É o pequeno homem do «mundo livre», o habitante de Moscovo, de Boston, de Limoges ou de Liège, o pequeno homem positivo, racionalista, mais moralista que religioso, desprovido do sentido metafísico, sem apetite para o fantástico, aquele que Zaratustra classifica como um homem-fingido, uma caricatura, é esse pequeno homem saído da coxa do burguês médio que irá destruir o grande exército destinado a abrir o caminho ao super-homem, ao homem-Deus, senhor dos elementos, dos climas e das estrelas. E, por um curioso capricho da justiça - ou da injustiça - é esse pequeno homem de alma tacanha que, anos mais tarde, vai lançar para o céu um satélite, e inaugurar a era interplanetária. Estalinegrado e o lançamento do Sputnik são bem, como dizem os russos, as duas vitórias decisivas, e eles aproximam-nas uma da outra ao celebrar, em 1957, o aniversário da sua revolução. Foi publicada pelos jornais uma fotografia de Goebbles. «Eles acreditavam que íamos desaparecer. Era necessário que triunfássemos para criar o homem interplanetário».
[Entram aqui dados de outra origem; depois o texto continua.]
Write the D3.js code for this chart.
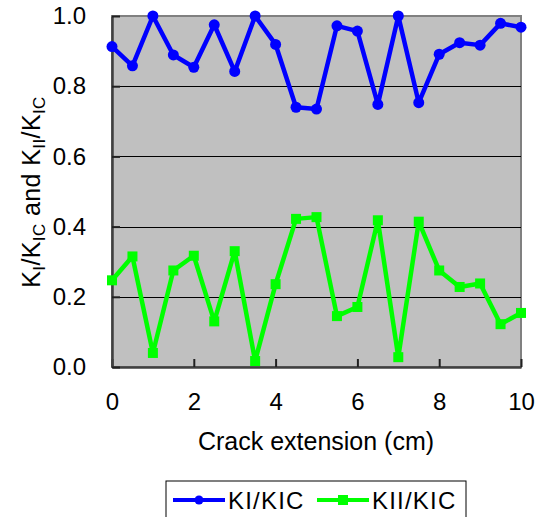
<!DOCTYPE html>
<html>
<head>
<meta charset="utf-8">
<script src="https://cdn.jsdelivr.net/npm/d3@7"></script>
<style>
  body { margin: 0; background: #fff; }
  text { font-family: "Liberation Sans", Arial, sans-serif; fill: #000; }
</style>
</head>
<body>
<svg id="chart"></svg>
<script>
// Data
const crackExt = [0, 0.5, 1, 1.5, 2, 2.5, 3, 3.5, 4, 4.5, 5, 5.5, 6, 6.5, 7, 7.5, 8, 8.5, 9, 9.5, 10];
const kiRatio = [0.913, 0.858, 1.0, 0.889, 0.854, 0.975, 0.842, 1.0, 0.919, 0.740, 0.735,
                 0.972, 0.957, 0.748, 1.0, 0.753, 0.891, 0.924, 0.917, 0.979, 0.968];
const kiiRatio = [0.247, 0.315, 0.040, 0.275, 0.317, 0.130, 0.330, 0.017, 0.236, 0.422, 0.427,
                  0.145, 0.171, 0.418, 0.028, 0.414, 0.275, 0.228, 0.238, 0.122, 0.154];
const xTicks = [0, 2, 4, 6, 8, 10];
const yTicks = [0, 0.2, 0.4, 0.6, 0.8, 1.0];
const seriesNames = ["KI/KIC", "KII/KIC"];

const width = 535, height = 517;
const margin = { top: 16, right: 14, bottom: 150, left: 112 };
const innerWidth = width - margin.left - margin.right;
const innerHeight = height - margin.top - margin.bottom;

const svg = d3.select("#chart")
    .attr("width", width)
    .attr("height", height);

const xScale = d3.scaleLinear().domain([0, 10]).range([0, innerWidth]);
const yScale = d3.scaleLinear().domain([0, 1]).range([innerHeight, 0]);

const innerChart = svg.append("g")
    .attr("transform", `translate(${margin.left},${margin.top})`);

// Plot background
innerChart.append("rect")
    .attr("width", innerWidth)
    .attr("height", innerHeight)
    .attr("fill", "#c0c0c0")
    .attr("stroke", "#808080")
    .attr("stroke-width", 2);

// Gridlines
innerChart.selectAll("line.grid")
    .data(yTicks.filter(d => d > 0 && d < 1))
    .join("line")
    .attr("class", "grid")
    .attr("x1", 0)
    .attr("x2", innerWidth)
    .attr("y1", d => Math.round(yScale(d)) + 0.5)
    .attr("y2", d => Math.round(yScale(d)) + 0.5)
    .attr("stroke", "#000")
    .attr("stroke-width", 1);

// Axes (ticks pointing inward)
const bottomAxis = d3.axisBottom(xScale)
    .tickValues(xTicks)
    .tickSizeInner(-8)
    .tickSizeOuter(0)
    .tickPadding(26)
    .tickFormat(d3.format("d"));
const bottomG = innerChart.append("g")
    .attr("transform", `translate(0, ${innerHeight})`)
    .call(bottomAxis);

const leftAxis = d3.axisLeft(yScale)
    .tickValues(yTicks)
    .tickSizeInner(-8)
    .tickSizeOuter(0)
    .tickPadding(26)
    .tickFormat(d3.format(".1f"));
const leftG = innerChart.append("g")
    .call(leftAxis);

[bottomG, leftG].forEach(g => {
    g.select(".domain").attr("stroke", "#404040").attr("stroke-width", 2.5);
    g.selectAll(".tick line").attr("stroke", "#202020").attr("stroke-width", 2);
    g.selectAll(".tick text").attr("font-size", 24).attr("fill", "#000");
});

// Lines
const line = d3.line()
    .x((d, i) => xScale(crackExt[i]))
    .y(d => yScale(d));

innerChart.append("path")
    .datum(kiRatio)
    .attr("d", line)
    .attr("fill", "none")
    .attr("stroke", "#0000ff")
    .attr("stroke-width", 4.5)
    .attr("stroke-linejoin", "round");

innerChart.selectAll("circle.ki")
    .data(kiRatio)
    .join("circle")
    .attr("class", "ki")
    .attr("cx", (d, i) => xScale(crackExt[i]))
    .attr("cy", d => yScale(d))
    .attr("r", 5.5)
    .attr("fill", "#0000ff");

innerChart.append("path")
    .datum(kiiRatio)
    .attr("d", line)
    .attr("fill", "none")
    .attr("stroke", "#00ff00")
    .attr("stroke-width", 4.5)
    .attr("stroke-linejoin", "round");

innerChart.selectAll("rect.kii")
    .data(kiiRatio)
    .join("rect")
    .attr("class", "kii")
    .attr("x", (d, i) => xScale(crackExt[i]) - 5)
    .attr("y", d => yScale(d) - 5)
    .attr("width", 10)
    .attr("height", 10)
    .attr("fill", "#00ff00");

// x-axis label
svg.append("text")
    .text("Crack extension (cm)")
    .attr("text-anchor", "middle")
    .attr("x", 316)
    .attr("y", 450)
    .attr("font-size", 25);

// y-axis label with subscripts
const yLabel = svg.append("text")
    .attr("text-anchor", "middle")
    .attr("transform", `translate(40, 192) rotate(-90)`)
    .attr("font-size", 25)
    .attr("letter-spacing", 0.4);
const parts = [["K", 0], ["I", 1], ["/K", 0], ["IC", 1], [" and K", 0], ["II", 1], ["/K", 0], ["IC", 1]];
parts.forEach(([t, sub], i) => {
    yLabel.append("tspan")
        .text(t)
        .attr("font-size", sub ? 17 : 25)
        .attr("dy", sub ? 5 : (i === 0 ? 0 : -5));
});

// Legend
const legend = svg.append("g").attr("transform", "translate(166, 481)");
legend.append("rect")
    .attr("width", 300)
    .attr("height", 45)
    .attr("fill", "#fff")
    .attr("stroke", "#000")
    .attr("stroke-width", 1);

const legendItems = [
    { name: seriesNames[0], color: "#0000ff", x: 7, shape: "circle" },
    { name: seriesNames[1], color: "#00ff00", x: 151, shape: "square" }
];
legendItems.forEach(item => {
    const g = legend.append("g").attr("transform", `translate(${item.x}, 19)`);
    g.append("line")
        .attr("x1", 0).attr("x2", 52)
        .attr("stroke", item.color)
        .attr("stroke-width", 4);
    if (item.shape === "circle") {
        g.append("circle").attr("cx", 26).attr("r", 4.5).attr("fill", item.color);
    } else {
        g.append("rect").attr("x", 21).attr("y", -5).attr("width", 10).attr("height", 10).attr("fill", item.color);
    }
    g.append("text")
        .text(item.name)
        .attr("x", 55)
        .attr("y", 8.5)
        .attr("font-size", 24)
        .attr("letter-spacing", 1.2);
});
</script>
</body>
</html>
A resistência desesperada, louca, catastrófica de Hitler, no momento em que, como era evidente, tudo estava perdido, só se explica pela expectativa do dilúvio descrito pelos horbigerianos. Se não fosse possível modificar a situação por processos humanos, restava a possibilidade de provocar o julgamento dos deuses. O dilúvio sobreviria, como um castigo, para a humanidade inteira. A noite ia de novo cobrir o globo e tudo ficaria sepultado por tempestades de água e granizo. Hitler, diz Speer com horror, «tentava deliberadamente fazer com que tudo morresse com ele. Já não era mais que um homem para quem o fim da sua própria vida significava o fim de todas as coisas». Goebbels, nos seus últimos editais, saúda com entusiasmo os bombardeiros inimigos que destroem o seu país: «Sob os destroços das nossas cidades aniquiladas estão enterradas as estúpidas realizações do século XIX». Hitler faz reinar a morte: prescreve a destruição total da Alemanha, manda executar os prisioneiros, condena o seu antigo cirurgião, manda matar o cunhado, pede a morte para os soldados vencidos, e desce ele próprio ao túmulo. «Hitler e Goebbels, escreve Trevor Roper, convidaram o povo alemão a destruir as suas cidades e as suas fábricas, a fazer ir pelos ares os seus diques e as suas pontes, a sacrificar os caminhos de ferro e todo o material circulante, e tudo isto em proveito de uma lenda, em nome de um crepúsculo dos deuses». Hitler pede sangue, envia as suas últimas tropas para o sacrifício: «As perdas nunca parecem bastante elevadas», diz ele. Não são os inimigos da Alemanha que ganham, são as forças universais que se preparam para destruir a terra, punir a humanidade, porque a humanidade preferiu o gelo ao fogo, as potências da morte às potências da vida e da ressurreição. O céu vai vingar-se. Ao morrer, resta apenas reclamar o grande dilúvio. Hitler oferece um sacrifício à água: manda inundar o metropolitano de Berlim, onde morrem 300 000 pessoas refugiadas nos subterrâneos. É um acto de magia iniciática: esse gesto provocará movimentos de apocalipse no céu e na Terra. Goebbels publica um último artigo antes de matar, no Bunker, a mulher, os filhos e de se matar a ele próprio. Intitula o seu edital de despedida: «E mesmo que assim fosse». Diz que o drama não se representa à escala da Terra, mas do cosmos. «O nosso fim será o fim de todo o Universo» (in ob. cit., pp. 337-339 e 350-357).